» **TO DO**:
Search the material for the word "this" and copy each line that holds it.

» **MATERIAL PROVIDED**:
=====
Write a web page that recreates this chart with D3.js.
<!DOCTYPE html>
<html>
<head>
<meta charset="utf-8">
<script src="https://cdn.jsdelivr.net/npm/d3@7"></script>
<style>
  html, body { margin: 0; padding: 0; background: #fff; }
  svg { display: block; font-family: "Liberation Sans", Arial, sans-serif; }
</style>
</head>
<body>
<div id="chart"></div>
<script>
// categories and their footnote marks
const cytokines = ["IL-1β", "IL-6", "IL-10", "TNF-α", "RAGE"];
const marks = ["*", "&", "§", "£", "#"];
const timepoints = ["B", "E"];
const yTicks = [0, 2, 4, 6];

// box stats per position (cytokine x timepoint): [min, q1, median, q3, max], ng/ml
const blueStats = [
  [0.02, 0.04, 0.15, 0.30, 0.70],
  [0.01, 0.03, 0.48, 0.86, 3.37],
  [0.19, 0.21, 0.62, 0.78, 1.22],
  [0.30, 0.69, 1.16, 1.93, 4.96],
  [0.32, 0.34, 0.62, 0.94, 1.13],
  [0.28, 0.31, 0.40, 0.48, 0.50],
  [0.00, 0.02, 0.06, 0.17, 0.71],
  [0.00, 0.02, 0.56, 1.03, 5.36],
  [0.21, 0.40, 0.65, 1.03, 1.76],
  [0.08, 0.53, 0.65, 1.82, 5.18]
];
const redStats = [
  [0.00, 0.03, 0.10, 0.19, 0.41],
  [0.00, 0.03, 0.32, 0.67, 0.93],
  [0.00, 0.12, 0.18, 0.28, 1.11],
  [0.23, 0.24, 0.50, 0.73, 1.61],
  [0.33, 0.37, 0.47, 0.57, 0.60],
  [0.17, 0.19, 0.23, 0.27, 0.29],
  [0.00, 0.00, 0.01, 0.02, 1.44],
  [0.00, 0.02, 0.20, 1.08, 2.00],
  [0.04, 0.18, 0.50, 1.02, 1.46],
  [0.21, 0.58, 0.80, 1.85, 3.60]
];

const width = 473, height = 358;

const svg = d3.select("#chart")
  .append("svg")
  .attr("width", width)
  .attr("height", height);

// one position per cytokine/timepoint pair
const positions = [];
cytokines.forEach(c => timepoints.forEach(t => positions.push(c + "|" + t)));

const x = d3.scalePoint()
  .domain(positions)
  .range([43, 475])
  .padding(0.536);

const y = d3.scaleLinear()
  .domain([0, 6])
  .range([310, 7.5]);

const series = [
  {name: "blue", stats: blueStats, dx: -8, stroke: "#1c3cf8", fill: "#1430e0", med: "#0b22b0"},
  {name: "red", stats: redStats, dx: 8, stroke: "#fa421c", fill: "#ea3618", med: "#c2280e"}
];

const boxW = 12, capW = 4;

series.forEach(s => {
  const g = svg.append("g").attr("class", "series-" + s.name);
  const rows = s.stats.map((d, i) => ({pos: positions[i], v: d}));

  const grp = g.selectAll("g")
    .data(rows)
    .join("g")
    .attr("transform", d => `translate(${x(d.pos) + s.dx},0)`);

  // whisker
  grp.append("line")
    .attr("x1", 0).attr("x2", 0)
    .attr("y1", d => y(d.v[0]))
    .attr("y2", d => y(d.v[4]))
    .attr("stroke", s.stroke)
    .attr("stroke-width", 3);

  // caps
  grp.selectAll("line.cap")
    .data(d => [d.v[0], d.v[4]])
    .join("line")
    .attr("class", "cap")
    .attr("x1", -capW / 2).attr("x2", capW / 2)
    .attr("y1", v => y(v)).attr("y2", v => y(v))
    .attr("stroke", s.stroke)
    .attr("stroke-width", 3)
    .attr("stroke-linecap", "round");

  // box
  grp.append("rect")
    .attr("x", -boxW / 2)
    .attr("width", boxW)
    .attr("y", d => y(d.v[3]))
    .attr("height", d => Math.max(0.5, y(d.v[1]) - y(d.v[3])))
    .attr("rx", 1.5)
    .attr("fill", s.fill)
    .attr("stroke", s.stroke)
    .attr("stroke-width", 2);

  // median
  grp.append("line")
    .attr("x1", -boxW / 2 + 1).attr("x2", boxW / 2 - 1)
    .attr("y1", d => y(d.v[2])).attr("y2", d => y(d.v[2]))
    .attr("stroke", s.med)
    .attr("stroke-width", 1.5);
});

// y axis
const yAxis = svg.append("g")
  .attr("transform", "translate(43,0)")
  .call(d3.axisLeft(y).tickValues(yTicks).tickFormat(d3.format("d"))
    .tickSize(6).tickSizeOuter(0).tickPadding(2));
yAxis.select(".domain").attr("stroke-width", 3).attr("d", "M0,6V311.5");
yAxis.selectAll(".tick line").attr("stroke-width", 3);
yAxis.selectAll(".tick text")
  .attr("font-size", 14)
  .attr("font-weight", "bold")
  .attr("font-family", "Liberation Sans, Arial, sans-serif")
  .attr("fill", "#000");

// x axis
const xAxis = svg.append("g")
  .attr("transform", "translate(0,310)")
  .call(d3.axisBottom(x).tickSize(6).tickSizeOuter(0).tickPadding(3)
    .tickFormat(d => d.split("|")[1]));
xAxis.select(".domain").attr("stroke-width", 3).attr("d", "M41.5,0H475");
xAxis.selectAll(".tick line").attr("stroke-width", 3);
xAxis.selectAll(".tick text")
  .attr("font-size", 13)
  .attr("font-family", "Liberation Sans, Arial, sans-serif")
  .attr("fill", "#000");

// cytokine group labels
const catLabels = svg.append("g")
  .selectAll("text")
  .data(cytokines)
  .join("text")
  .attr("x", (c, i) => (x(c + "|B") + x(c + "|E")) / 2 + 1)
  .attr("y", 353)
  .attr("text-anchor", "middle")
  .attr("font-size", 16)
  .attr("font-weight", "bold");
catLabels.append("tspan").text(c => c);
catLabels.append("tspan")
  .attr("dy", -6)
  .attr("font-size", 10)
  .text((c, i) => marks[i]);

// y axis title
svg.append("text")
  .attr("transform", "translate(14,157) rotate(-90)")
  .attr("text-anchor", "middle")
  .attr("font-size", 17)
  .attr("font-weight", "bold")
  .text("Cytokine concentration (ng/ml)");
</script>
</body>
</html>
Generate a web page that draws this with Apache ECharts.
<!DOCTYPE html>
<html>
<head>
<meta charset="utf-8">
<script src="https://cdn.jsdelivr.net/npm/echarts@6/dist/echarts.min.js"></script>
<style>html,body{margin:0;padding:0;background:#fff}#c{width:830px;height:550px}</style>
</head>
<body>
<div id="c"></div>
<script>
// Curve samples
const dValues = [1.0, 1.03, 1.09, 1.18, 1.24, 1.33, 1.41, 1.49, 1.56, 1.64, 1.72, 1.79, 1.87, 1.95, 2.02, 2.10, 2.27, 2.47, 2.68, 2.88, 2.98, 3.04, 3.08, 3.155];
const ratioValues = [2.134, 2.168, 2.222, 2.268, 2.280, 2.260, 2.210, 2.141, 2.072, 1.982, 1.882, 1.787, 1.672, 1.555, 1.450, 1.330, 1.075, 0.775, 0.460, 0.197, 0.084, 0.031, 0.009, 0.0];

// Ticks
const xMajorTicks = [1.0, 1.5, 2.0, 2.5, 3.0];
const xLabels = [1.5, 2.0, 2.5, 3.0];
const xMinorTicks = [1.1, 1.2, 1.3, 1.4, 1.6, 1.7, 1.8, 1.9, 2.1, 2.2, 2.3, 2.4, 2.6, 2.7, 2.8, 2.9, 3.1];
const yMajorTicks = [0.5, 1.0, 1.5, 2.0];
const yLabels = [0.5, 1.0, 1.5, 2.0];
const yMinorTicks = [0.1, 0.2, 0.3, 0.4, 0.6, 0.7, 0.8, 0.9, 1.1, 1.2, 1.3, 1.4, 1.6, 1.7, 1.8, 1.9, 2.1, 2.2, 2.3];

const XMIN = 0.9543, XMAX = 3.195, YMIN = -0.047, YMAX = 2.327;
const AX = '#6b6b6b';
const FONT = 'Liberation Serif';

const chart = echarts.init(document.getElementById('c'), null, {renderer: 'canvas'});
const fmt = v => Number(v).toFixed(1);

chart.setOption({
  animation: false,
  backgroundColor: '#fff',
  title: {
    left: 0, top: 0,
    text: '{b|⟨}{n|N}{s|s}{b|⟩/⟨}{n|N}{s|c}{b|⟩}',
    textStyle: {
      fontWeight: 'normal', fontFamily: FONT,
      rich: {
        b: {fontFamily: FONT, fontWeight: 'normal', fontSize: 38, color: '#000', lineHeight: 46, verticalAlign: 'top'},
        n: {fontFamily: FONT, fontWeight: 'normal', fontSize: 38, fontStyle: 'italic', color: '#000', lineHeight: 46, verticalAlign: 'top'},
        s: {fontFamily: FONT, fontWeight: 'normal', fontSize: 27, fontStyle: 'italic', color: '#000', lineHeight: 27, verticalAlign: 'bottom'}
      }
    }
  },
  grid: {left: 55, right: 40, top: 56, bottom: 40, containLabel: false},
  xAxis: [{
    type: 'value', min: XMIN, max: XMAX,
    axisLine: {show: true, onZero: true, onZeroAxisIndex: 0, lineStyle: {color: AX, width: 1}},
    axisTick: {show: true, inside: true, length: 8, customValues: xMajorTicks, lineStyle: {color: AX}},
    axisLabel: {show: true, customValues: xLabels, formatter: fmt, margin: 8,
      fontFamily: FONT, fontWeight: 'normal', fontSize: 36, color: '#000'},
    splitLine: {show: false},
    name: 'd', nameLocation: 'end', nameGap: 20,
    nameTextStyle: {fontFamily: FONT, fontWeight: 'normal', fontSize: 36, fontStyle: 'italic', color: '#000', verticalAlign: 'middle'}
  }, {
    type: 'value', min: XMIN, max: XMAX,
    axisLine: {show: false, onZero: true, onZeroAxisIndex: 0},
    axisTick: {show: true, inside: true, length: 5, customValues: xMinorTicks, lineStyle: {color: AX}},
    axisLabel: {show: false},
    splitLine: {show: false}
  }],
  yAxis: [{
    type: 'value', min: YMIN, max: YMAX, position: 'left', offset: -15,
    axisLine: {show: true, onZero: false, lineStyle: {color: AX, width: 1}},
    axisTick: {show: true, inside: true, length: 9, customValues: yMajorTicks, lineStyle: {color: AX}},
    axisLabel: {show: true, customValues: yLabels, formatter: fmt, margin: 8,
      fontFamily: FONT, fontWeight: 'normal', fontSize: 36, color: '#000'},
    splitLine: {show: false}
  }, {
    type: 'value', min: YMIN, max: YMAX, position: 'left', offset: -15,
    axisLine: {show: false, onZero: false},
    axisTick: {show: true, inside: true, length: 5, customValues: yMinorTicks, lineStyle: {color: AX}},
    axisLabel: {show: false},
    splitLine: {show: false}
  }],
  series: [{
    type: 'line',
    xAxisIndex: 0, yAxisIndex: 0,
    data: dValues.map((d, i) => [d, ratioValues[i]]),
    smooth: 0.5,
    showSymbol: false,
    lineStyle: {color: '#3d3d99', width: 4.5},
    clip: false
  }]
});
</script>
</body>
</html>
=====
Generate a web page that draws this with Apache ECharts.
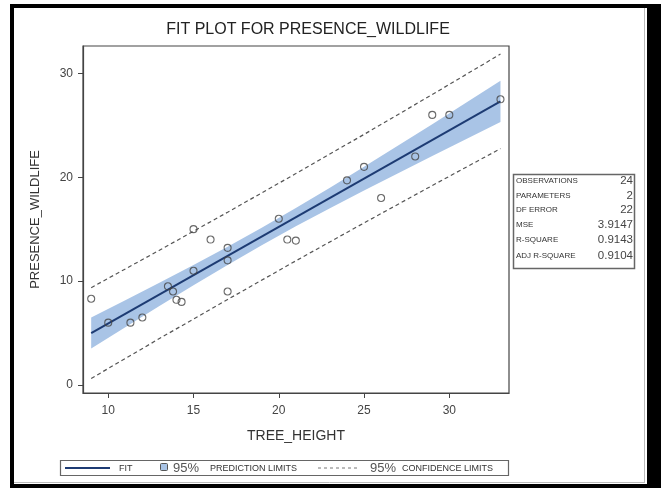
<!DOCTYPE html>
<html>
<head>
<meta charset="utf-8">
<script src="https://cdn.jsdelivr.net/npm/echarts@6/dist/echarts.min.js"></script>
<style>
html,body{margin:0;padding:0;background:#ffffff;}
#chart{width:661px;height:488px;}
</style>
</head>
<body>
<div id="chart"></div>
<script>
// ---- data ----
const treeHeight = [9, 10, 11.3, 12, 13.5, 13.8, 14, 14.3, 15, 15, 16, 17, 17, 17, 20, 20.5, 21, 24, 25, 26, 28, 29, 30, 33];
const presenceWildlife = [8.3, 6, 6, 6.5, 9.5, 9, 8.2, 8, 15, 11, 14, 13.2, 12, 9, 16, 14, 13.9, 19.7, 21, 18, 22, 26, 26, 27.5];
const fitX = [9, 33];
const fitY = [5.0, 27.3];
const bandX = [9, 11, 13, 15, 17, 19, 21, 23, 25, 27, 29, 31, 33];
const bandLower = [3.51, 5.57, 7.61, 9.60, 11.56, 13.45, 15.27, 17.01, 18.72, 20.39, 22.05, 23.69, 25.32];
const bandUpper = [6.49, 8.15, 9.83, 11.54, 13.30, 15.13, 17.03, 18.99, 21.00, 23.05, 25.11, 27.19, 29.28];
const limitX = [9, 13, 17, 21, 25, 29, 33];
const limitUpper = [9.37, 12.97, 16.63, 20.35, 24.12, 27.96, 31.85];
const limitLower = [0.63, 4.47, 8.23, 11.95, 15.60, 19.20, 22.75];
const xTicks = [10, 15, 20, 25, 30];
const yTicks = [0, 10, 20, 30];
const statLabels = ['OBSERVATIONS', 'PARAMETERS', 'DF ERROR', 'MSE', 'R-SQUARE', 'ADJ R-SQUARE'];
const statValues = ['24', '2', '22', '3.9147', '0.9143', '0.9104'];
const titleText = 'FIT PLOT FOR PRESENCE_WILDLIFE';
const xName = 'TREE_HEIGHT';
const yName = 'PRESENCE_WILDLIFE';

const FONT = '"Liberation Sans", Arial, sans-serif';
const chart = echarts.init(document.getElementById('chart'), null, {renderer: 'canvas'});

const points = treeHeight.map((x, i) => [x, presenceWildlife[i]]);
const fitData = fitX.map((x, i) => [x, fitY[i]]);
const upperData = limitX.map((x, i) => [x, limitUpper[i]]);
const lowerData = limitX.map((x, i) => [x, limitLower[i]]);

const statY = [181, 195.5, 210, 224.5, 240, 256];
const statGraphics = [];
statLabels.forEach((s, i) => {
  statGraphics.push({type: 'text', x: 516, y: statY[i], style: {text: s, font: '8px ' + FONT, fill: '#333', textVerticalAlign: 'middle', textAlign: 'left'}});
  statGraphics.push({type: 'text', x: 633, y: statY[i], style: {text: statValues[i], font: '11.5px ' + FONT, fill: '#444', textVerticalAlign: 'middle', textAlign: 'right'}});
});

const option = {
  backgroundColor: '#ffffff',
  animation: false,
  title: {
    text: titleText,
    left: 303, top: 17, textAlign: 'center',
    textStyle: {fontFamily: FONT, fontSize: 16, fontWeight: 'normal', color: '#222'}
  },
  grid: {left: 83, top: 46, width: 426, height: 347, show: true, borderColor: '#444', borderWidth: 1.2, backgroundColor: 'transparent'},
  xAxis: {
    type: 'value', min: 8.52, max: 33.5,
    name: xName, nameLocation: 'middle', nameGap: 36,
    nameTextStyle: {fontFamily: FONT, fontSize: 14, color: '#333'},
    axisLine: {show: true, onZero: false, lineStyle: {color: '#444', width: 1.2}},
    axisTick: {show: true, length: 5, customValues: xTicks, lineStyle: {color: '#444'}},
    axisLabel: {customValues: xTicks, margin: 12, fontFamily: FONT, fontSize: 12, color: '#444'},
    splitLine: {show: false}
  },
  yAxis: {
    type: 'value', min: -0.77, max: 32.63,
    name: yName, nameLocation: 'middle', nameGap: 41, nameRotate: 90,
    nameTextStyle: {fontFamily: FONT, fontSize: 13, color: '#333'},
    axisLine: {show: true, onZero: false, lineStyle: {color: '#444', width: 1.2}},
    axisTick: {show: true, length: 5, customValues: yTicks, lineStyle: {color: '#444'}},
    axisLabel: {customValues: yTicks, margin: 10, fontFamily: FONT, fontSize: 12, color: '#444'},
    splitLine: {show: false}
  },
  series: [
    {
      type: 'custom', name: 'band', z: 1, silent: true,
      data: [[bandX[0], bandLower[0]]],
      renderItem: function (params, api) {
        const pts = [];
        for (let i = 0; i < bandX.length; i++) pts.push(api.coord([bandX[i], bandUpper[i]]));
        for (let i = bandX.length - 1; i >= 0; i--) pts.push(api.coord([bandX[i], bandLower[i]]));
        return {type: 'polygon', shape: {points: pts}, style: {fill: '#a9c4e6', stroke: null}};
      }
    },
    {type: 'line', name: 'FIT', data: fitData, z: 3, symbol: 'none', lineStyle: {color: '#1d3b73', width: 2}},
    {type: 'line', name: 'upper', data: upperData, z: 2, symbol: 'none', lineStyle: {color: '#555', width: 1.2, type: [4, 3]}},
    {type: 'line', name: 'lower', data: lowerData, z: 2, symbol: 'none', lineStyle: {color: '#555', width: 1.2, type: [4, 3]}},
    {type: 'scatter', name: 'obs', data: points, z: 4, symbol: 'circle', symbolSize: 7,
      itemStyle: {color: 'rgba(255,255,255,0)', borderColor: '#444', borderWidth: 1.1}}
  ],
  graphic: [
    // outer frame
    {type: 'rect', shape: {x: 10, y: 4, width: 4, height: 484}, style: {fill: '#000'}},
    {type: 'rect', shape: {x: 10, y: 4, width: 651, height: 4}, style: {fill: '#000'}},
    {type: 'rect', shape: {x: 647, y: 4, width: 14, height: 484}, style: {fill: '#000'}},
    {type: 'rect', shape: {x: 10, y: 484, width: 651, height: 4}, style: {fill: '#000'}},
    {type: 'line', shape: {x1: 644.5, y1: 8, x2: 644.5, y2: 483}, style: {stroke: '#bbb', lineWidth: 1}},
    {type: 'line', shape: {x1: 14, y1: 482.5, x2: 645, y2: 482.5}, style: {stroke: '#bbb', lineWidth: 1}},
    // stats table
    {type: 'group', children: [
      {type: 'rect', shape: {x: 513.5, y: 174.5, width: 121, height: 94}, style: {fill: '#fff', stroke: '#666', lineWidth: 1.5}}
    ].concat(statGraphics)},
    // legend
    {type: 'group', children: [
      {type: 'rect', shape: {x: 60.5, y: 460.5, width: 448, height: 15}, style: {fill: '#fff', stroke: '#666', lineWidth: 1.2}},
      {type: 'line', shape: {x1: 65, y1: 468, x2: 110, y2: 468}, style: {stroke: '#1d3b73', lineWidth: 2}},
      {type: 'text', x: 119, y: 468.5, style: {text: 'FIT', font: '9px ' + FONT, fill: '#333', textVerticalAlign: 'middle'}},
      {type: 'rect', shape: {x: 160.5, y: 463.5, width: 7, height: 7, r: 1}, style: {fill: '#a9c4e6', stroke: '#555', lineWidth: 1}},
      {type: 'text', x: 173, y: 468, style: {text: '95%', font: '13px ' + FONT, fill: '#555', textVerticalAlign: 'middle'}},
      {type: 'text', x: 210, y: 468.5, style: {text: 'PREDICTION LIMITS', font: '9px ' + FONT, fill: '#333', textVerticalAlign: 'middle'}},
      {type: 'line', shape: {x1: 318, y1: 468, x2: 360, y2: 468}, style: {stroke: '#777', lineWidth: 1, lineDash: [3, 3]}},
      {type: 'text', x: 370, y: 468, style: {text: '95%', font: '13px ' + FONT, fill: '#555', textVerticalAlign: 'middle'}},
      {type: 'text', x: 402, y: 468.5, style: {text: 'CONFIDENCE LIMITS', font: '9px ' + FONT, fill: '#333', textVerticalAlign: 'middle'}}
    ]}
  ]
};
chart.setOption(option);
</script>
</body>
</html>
=====
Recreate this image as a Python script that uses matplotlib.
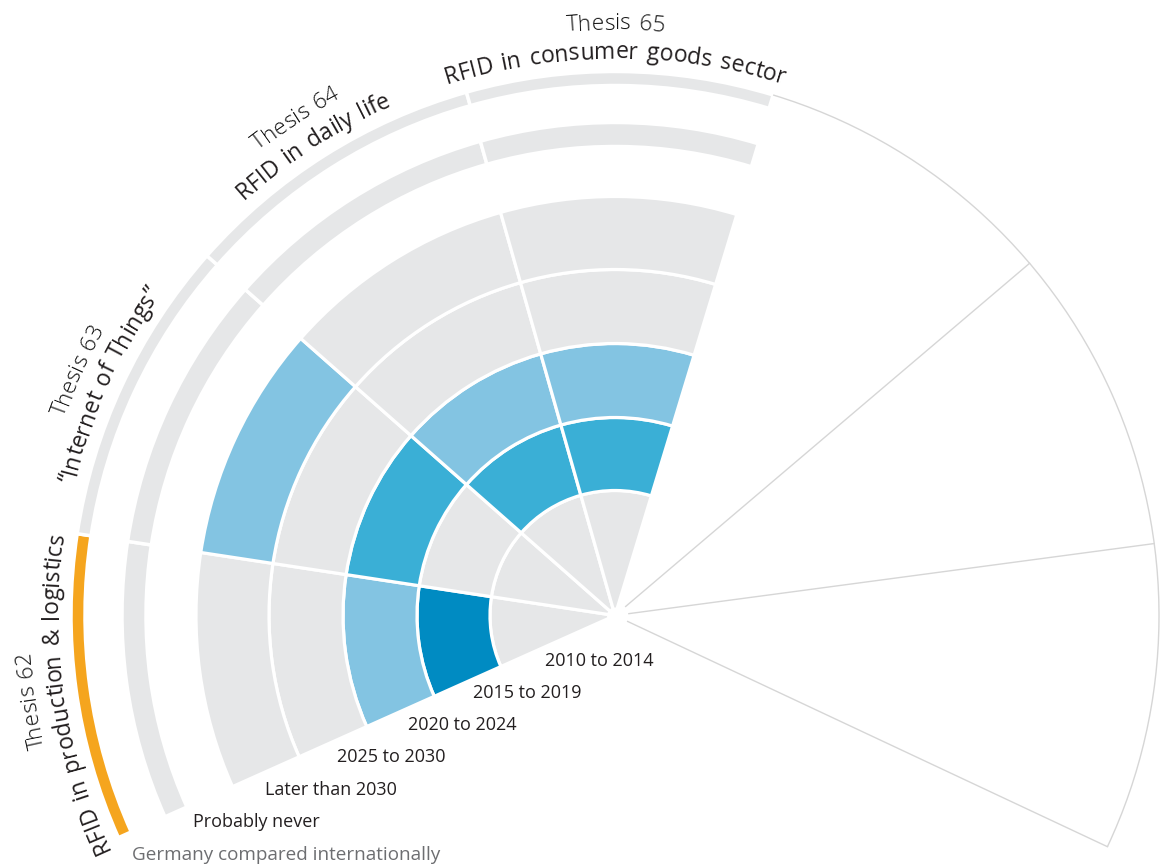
=====
» **PROBLEM SOLUTION**:
Write a web page that recreates this chart with D3.js.
Generate a web page that draws this with Apache ECharts.
Generate a web page that draws this with Apache ECharts.
Recreate this image as a Python script that uses matplotlib.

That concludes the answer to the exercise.